Your goal =>
Transcribe the listing verbatim. Do not carry over any pictures.

>> start Material provided

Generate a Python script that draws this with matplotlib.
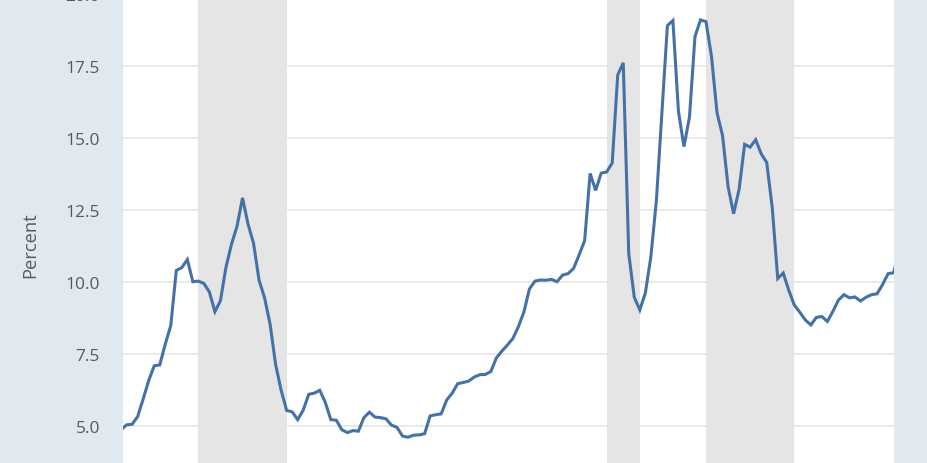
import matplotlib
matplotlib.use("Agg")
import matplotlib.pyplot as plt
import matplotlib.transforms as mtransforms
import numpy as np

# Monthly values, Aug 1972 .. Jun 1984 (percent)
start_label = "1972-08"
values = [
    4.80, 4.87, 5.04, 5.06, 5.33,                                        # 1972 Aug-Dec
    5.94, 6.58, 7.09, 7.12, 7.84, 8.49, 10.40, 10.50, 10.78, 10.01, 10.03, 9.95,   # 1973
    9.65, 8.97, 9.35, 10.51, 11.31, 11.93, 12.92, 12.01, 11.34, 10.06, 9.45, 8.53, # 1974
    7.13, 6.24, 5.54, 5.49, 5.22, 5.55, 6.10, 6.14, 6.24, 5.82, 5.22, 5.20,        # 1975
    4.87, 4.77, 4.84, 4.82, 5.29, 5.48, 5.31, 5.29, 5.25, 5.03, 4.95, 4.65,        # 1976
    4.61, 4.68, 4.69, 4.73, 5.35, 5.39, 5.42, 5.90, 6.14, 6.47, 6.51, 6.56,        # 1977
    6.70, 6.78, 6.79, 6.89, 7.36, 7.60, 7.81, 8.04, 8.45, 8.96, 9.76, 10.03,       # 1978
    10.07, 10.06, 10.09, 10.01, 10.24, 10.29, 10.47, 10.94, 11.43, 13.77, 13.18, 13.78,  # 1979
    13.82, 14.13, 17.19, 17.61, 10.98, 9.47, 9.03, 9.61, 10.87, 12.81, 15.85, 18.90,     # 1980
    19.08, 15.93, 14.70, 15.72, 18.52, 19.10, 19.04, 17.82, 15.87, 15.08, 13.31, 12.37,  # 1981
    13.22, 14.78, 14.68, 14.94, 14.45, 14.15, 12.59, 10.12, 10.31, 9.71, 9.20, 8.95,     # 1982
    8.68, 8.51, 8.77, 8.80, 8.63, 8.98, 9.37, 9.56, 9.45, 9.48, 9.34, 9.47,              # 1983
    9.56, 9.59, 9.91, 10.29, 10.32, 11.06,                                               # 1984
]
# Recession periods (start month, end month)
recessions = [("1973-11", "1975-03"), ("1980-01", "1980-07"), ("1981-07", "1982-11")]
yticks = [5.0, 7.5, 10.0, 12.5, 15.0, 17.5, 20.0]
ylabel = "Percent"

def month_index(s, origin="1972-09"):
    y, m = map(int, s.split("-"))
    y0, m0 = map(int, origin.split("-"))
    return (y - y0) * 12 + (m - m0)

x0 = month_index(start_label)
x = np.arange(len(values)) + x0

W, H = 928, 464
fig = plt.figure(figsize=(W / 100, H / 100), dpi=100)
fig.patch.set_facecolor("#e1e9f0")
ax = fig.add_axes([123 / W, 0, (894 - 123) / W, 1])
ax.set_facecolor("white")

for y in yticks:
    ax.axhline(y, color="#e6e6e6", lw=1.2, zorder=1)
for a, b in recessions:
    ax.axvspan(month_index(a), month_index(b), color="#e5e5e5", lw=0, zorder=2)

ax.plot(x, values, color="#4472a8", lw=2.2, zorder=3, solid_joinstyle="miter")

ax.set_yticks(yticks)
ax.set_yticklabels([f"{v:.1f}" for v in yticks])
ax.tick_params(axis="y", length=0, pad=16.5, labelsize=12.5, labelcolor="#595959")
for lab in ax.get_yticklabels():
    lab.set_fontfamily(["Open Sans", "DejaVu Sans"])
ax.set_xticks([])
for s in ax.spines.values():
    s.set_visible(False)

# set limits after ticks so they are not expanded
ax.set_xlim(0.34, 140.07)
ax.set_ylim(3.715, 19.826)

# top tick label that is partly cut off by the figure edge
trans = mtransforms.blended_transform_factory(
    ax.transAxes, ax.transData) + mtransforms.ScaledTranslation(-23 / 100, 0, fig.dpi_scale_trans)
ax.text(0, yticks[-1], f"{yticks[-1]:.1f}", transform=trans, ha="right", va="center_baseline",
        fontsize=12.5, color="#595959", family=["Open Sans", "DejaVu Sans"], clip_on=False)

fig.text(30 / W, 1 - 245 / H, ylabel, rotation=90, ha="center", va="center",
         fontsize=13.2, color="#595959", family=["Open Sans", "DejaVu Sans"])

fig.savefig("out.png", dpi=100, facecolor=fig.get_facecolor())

>> end Material provided

In response =>
Generate a Python script that draws this with matplotlib.
import matplotlib
matplotlib.use("Agg")
import matplotlib.pyplot as plt
import matplotlib.transforms as mtransforms
import numpy as np

# Monthly values, Aug 1972 .. Jun 1984 (percent)
start_label = "1972-08"
values = [
    4.80, 4.87, 5.04, 5.06, 5.33,                                        # 1972 Aug-Dec
    5.94, 6.58, 7.09, 7.12, 7.84, 8.49, 10.40, 10.50, 10.78, 10.01, 10.03, 9.95,   # 1973
    9.65, 8.97, 9.35, 10.51, 11.31, 11.93, 12.92, 12.01, 11.34, 10.06, 9.45, 8.53, # 1974
    7.13, 6.24, 5.54, 5.49, 5.22, 5.55, 6.10, 6.14, 6.24, 5.82, 5.22, 5.20,        # 1975
    4.87, 4.77, 4.84, 4.82, 5.29, 5.48, 5.31, 5.29, 5.25, 5.03, 4.95, 4.65,        # 1976
    4.61, 4.68, 4.69, 4.73, 5.35, 5.39, 5.42, 5.90, 6.14, 6.47, 6.51, 6.56,        # 1977
    6.70, 6.78, 6.79, 6.89, 7.36, 7.60, 7.81, 8.04, 8.45, 8.96, 9.76, 10.03,       # 1978
    10.07, 10.06, 10.09, 10.01, 10.24, 10.29, 10.47, 10.94, 11.43, 13.77, 13.18, 13.78,  # 1979
    13.82, 14.13, 17.19, 17.61, 10.98, 9.47, 9.03, 9.61, 10.87, 12.81, 15.85, 18.90,     # 1980
    19.08, 15.93, 14.70, 15.72, 18.52, 19.10, 19.04, 17.82, 15.87, 15.08, 13.31, 12.37,  # 1981
    13.22, 14.78, 14.68, 14.94, 14.45, 14.15, 12.59, 10.12, 10.31, 9.71, 9.20, 8.95,     # 1982
    8.68, 8.51, 8.77, 8.80, 8.63, 8.98, 9.37, 9.56, 9.45, 9.48, 9.34, 9.47,              # 1983
    9.56, 9.59, 9.91, 10.29, 10.32, 11.06,                                               # 1984
]
# Recession periods (start month, end month)
recessions = [("1973-11", "1975-03"), ("1980-01", "1980-07"), ("1981-07", "1982-11")]
yticks = [5.0, 7.5, 10.0, 12.5, 15.0, 17.5, 20.0]
ylabel = "Percent"

def month_index(s, origin="1972-09"):
    y, m = map(int, s.split("-"))
    y0, m0 = map(int, origin.split("-"))
    return (y - y0) * 12 + (m - m0)

x0 = month_index(start_label)
x = np.arange(len(values)) + x0

W, H = 928, 464
fig = plt.figure(figsize=(W / 100, H / 100), dpi=100)
fig.patch.set_facecolor("#e1e9f0")
ax = fig.add_axes([123 / W, 0, (894 - 123) / W, 1])
ax.set_facecolor("white")

for y in yticks:
    ax.axhline(y, color="#e6e6e6", lw=1.2, zorder=1)
for a, b in recessions:
    ax.axvspan(month_index(a), month_index(b), color="#e5e5e5", lw=0, zorder=2)

ax.plot(x, values, color="#4472a8", lw=2.2, zorder=3, solid_joinstyle="miter")

ax.set_yticks(yticks)
ax.set_yticklabels([f"{v:.1f}" for v in yticks])
ax.tick_params(axis="y", length=0, pad=16.5, labelsize=12.5, labelcolor="#595959")
for lab in ax.get_yticklabels():
    lab.set_fontfamily(["Open Sans", "DejaVu Sans"])
ax.set_xticks([])
for s in ax.spines.values():
    s.set_visible(False)

# set limits after ticks so they are not expanded
ax.set_xlim(0.34, 140.07)
ax.set_ylim(3.715, 19.826)

# top tick label that is partly cut off by the figure edge
trans = mtransforms.blended_transform_factory(
    ax.transAxes, ax.transData) + mtransforms.ScaledTranslation(-23 / 100, 0, fig.dpi_scale_trans)
ax.text(0, yticks[-1], f"{yticks[-1]:.1f}", transform=trans, ha="right", va="center_baseline",
        fontsize=12.5, color="#595959", family=["Open Sans", "DejaVu Sans"], clip_on=False)

fig.text(30 / W, 1 - 245 / H, ylabel, rotation=90, ha="center", va="center",
         fontsize=13.2, color="#595959", family=["Open Sans", "DejaVu Sans"])

fig.savefig("out.png", dpi=100, facecolor=fig.get_facecolor())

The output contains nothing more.